--- Start Information supplied ---

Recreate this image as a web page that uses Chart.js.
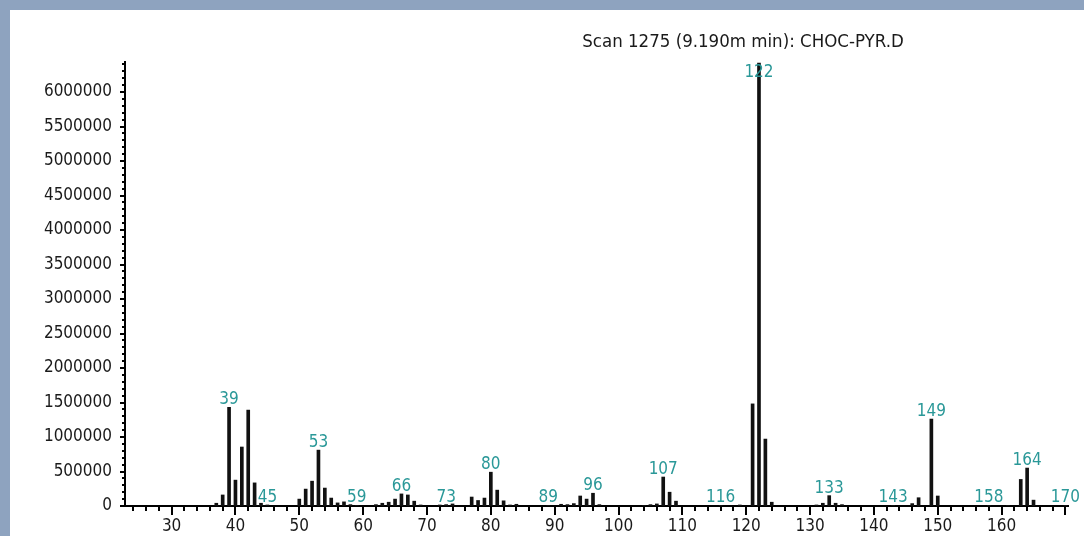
<!DOCTYPE html>
<html>
<head>
<meta charset="utf-8">
<script src="https://cdn.jsdelivr.net/npm/chart.js@4.4.1/dist/chart.umd.min.js"></script>
<style>
  html, body { margin: 0; padding: 0; background: #8ea3bf; }
  #frame { position: absolute; left: 10px; top: 10px; width: 1074px; height: 526px; background: #ffffff; }
  canvas { display: block; }
</style>
</head>
<body>
<div id="frame"><canvas id="spectrum" width="1074" height="526"></canvas></div>
<script>
const titleText = 'Scan 1275 (9.190m min): CHOC-PYR.D';

// m/z values and their abundances
const massValues = [37, 38, 39, 40, 41, 42, 43, 44, 45,
    50, 51, 52, 53, 54, 55, 56, 57, 58, 59,
    62, 63, 64, 65, 66, 67, 68, 69, 72, 73, 74,
    77, 78, 79, 80, 81, 82, 83, 84, 89,
    91, 92, 93, 94, 95, 96, 97,
    104, 105, 106, 107, 108, 109, 116, 119,
    121, 122, 123, 124, 131, 132, 133, 134, 135,
    143, 146, 147, 149, 150, 158, 161, 163, 164, 165, 170];
const abundance = [40000, 160000, 1430000, 375000, 855000, 1390000, 335000, 40000, 15000,
    100000, 245000, 360000, 810000, 260000, 115000, 45000, 60000, 20000, 10000,
    20000, 40000, 55000, 100000, 175000, 160000, 70000, 15000, 15000, 20000, 30000,
    130000, 80000, 115000, 490000, 230000, 75000, 15000, 25000, 10000,
    25000, 20000, 35000, 145000, 100000, 185000, 20000,
    10000, 20000, 30000, 420000, 200000, 70000, 10000, 15000,
    1480000, 6420000, 970000, 55000, 15000, 40000, 150000, 40000, 20000,
    10000, 35000, 120000, 1260000, 145000, 10000, 10000, 385000, 550000, 85000, 10000];

// peaks that carry a teal m/z label
const peakLabels = [39, 45, 53, 59, 66, 73, 80, 89, 96, 107, 116, 122, 133, 143, 149, 158, 164, 170];

const xTickLabels = [30, 40, 50, 60, 70, 80, 90, 100, 110, 120, 130, 140, 150, 160];
const yTickLabels = [0, 500000, 1000000, 1500000, 2000000, 2500000, 3000000,
    3500000, 4000000, 4500000, 5000000, 5500000, 6000000];

const fontFamily = "'DejaVu Sans Condensed', 'Liberation Sans Narrow', sans-serif";
const teal = '#2a9898';

Chart.defaults.font.family = fontFamily;
Chart.defaults.color = '#1a1a1a';

// minor / major tick marks like the instrument plot
const tickMarks = {
    id: 'tickMarks',
    afterDraw(chart) {
        const { ctx, scales: { x, y } } = chart;
        ctx.save();
        ctx.strokeStyle = '#000';
        ctx.lineWidth = 2;
        ctx.beginPath();
        for (let v = 24; v <= 170; v += 2) {
            const px = Math.round(x.getPixelForValue(v));
            const len = v % 10 === 0 ? 9 : 5;
            ctx.moveTo(px, x.top);
            ctx.lineTo(px, x.top + len);
        }
        for (let v = 0; v <= y.max; v += 100000) {
            const py = Math.round(y.getPixelForValue(v));
            const len = v % 500000 === 0 ? 5 : 3;
            ctx.moveTo(y.right, py);
            ctx.lineTo(y.right - len, py);
        }
        ctx.stroke();
        ctx.restore();
    }
};

// teal m/z labels over the peaks and the scan title
const peakText = {
    id: 'peakText',
    afterDatasetsDraw(chart) {
        const { ctx, chartArea, scales: { x, y } } = chart;
        ctx.save();
        ctx.font = '17px ' + fontFamily;
        ctx.fillStyle = teal;
        ctx.textAlign = 'center';
        ctx.textBaseline = 'alphabetic';
        peakLabels.forEach(m => {
            const i = massValues.indexOf(m);
            const top = y.getPixelForValue(abundance[i]);
            const base = Math.max(top - 3, chartArea.top + 15);
            ctx.fillText(String(m), x.getPixelForValue(m), base);
        });
        ctx.font = '18.5px ' + fontFamily;
        ctx.fillStyle = '#1a1a1a';
        ctx.textBaseline = 'middle';
        ctx.fillText(titleText, 733, 32);
        ctx.restore();
    }
};

new Chart(document.getElementById('spectrum'), {
    type: 'bar',
    data: {
        datasets: [{
            data: massValues.map((m, i) => ({ x: m, y: abundance[i] })),
            backgroundColor: '#111111',
            borderWidth: 0,
            barThickness: 3,
            grouped: false
        }]
    },
    options: {
        responsive: false,
        devicePixelRatio: 1,
        animation: false,
        layout: { padding: { top: 52, right: 16, left: 0, bottom: 0 } },
        plugins: {
            legend: { display: false },
            tooltip: { enabled: false }
        },
        scales: {
            x: {
                type: 'linear',
                offset: false,
                min: 22.7,
                max: 170.4,
                afterBuildTicks: s => { s.ticks = xTickLabels.map(v => ({ value: v })); },
                afterFit: s => { s.height = 30; },
                grid: { display: false, drawTicks: false, offset: false },
                border: { display: true, color: '#000', width: 2 },
                ticks: { padding: 10, font: { size: 17 }, maxRotation: 0, autoSkip: false,
                    callback: v => String(v) }
            },
            y: {
                min: 0,
                max: 6435000,
                afterBuildTicks: s => { s.ticks = yTickLabels.map(v => ({ value: v })); },
                afterFit: s => { s.width = 115; },
                grid: { display: false, drawTicks: false },
                border: { display: true, color: '#000', width: 2 },
                ticks: { padding: 13, font: { size: 17 }, autoSkip: false,
                    callback: v => String(v) }
            }
        }
    },
    plugins: [tickMarks, peakText]
});
</script>
</body>
</html>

--- End Information supplied ---

Stated problem ->
Transcribe the listing in full and omit the pictures.

Solution to this problem ->
Recreate this image as a web page that uses Chart.js.
<!DOCTYPE html>
<html>
<head>
<meta charset="utf-8">
<script src="https://cdn.jsdelivr.net/npm/chart.js@4.4.1/dist/chart.umd.min.js"></script>
<style>
  html, body { margin: 0; padding: 0; background: #8ea3bf; }
  #frame { position: absolute; left: 10px; top: 10px; width: 1074px; height: 526px; background: #ffffff; }
  canvas { display: block; }
</style>
</head>
<body>
<div id="frame"><canvas id="spectrum" width="1074" height="526"></canvas></div>
<script>
const titleText = 'Scan 1275 (9.190m min): CHOC-PYR.D';

// m/z values and their abundances
const massValues = [37, 38, 39, 40, 41, 42, 43, 44, 45,
    50, 51, 52, 53, 54, 55, 56, 57, 58, 59,
    62, 63, 64, 65, 66, 67, 68, 69, 72, 73, 74,
    77, 78, 79, 80, 81, 82, 83, 84, 89,
    91, 92, 93, 94, 95, 96, 97,
    104, 105, 106, 107, 108, 109, 116, 119,
    121, 122, 123, 124, 131, 132, 133, 134, 135,
    143, 146, 147, 149, 150, 158, 161, 163, 164, 165, 170];
const abundance = [40000, 160000, 1430000, 375000, 855000, 1390000, 335000, 40000, 15000,
    100000, 245000, 360000, 810000, 260000, 115000, 45000, 60000, 20000, 10000,
    20000, 40000, 55000, 100000, 175000, 160000, 70000, 15000, 15000, 20000, 30000,
    130000, 80000, 115000, 490000, 230000, 75000, 15000, 25000, 10000,
    25000, 20000, 35000, 145000, 100000, 185000, 20000,
    10000, 20000, 30000, 420000, 200000, 70000, 10000, 15000,
    1480000, 6420000, 970000, 55000, 15000, 40000, 150000, 40000, 20000,
    10000, 35000, 120000, 1260000, 145000, 10000, 10000, 385000, 550000, 85000, 10000];

// peaks that carry a teal m/z label
const peakLabels = [39, 45, 53, 59, 66, 73, 80, 89, 96, 107, 116, 122, 133, 143, 149, 158, 164, 170];

const xTickLabels = [30, 40, 50, 60, 70, 80, 90, 100, 110, 120, 130, 140, 150, 160];
const yTickLabels = [0, 500000, 1000000, 1500000, 2000000, 2500000, 3000000,
    3500000, 4000000, 4500000, 5000000, 5500000, 6000000];

const fontFamily = "'DejaVu Sans Condensed', 'Liberation Sans Narrow', sans-serif";
const teal = '#2a9898';

Chart.defaults.font.family = fontFamily;
Chart.defaults.color = '#1a1a1a';

// minor / major tick marks like the instrument plot
const tickMarks = {
    id: 'tickMarks',
    afterDraw(chart) {
        const { ctx, scales: { x, y } } = chart;
        ctx.save();
        ctx.strokeStyle = '#000';
        ctx.lineWidth = 2;
        ctx.beginPath();
        for (let v = 24; v <= 170; v += 2) {
            const px = Math.round(x.getPixelForValue(v));
            const len = v % 10 === 0 ? 9 : 5;
            ctx.moveTo(px, x.top);
            ctx.lineTo(px, x.top + len);
        }
        for (let v = 0; v <= y.max; v += 100000) {
            const py = Math.round(y.getPixelForValue(v));
            const len = v % 500000 === 0 ? 5 : 3;
            ctx.moveTo(y.right, py);
            ctx.lineTo(y.right - len, py);
        }
        ctx.stroke();
        ctx.restore();
    }
};

// teal m/z labels over the peaks and the scan title
const peakText = {
    id: 'peakText',
    afterDatasetsDraw(chart) {
        const { ctx, chartArea, scales: { x, y } } = chart;
        ctx.save();
        ctx.font = '17px ' + fontFamily;
        ctx.fillStyle = teal;
        ctx.textAlign = 'center';
        ctx.textBaseline = 'alphabetic';
        peakLabels.forEach(m => {
            const i = massValues.indexOf(m);
            const top = y.getPixelForValue(abundance[i]);
            const base = Math.max(top - 3, chartArea.top + 15);
            ctx.fillText(String(m), x.getPixelForValue(m), base);
        });
        ctx.font = '18.5px ' + fontFamily;
        ctx.fillStyle = '#1a1a1a';
        ctx.textBaseline = 'middle';
        ctx.fillText(titleText, 733, 32);
        ctx.restore();
    }
};

new Chart(document.getElementById('spectrum'), {
    type: 'bar',
    data: {
        datasets: [{
            data: massValues.map((m, i) => ({ x: m, y: abundance[i] })),
            backgroundColor: '#111111',
            borderWidth: 0,
            barThickness: 3,
            grouped: false
        }]
    },
    options: {
        responsive: false,
        devicePixelRatio: 1,
        animation: false,
        layout: { padding: { top: 52, right: 16, left: 0, bottom: 0 } },
        plugins: {
            legend: { display: false },
            tooltip: { enabled: false }
        },
        scales: {
            x: {
                type: 'linear',
                offset: false,
                min: 22.7,
                max: 170.4,
                afterBuildTicks: s => { s.ticks = xTickLabels.map(v => ({ value: v })); },
                afterFit: s => { s.height = 30; },
                grid: { display: false, drawTicks: false, offset: false },
                border: { display: true, color: '#000', width: 2 },
                ticks: { padding: 10, font: { size: 17 }, maxRotation: 0, autoSkip: false,
                    callback: v => String(v) }
            },
            y: {
                min: 0,
                max: 6435000,
                afterBuildTicks: s => { s.ticks = yTickLabels.map(v => ({ value: v })); },
                afterFit: s => { s.width = 115; },
                grid: { display: false, drawTicks: false },
                border: { display: true, color: '#000', width: 2 },
                ticks: { padding: 13, font: { size: 17 }, autoSkip: false,
                    callback: v => String(v) }
            }
        }
    },
    plugins: [tickMarks, peakText]
});
</script>
</body>
</html>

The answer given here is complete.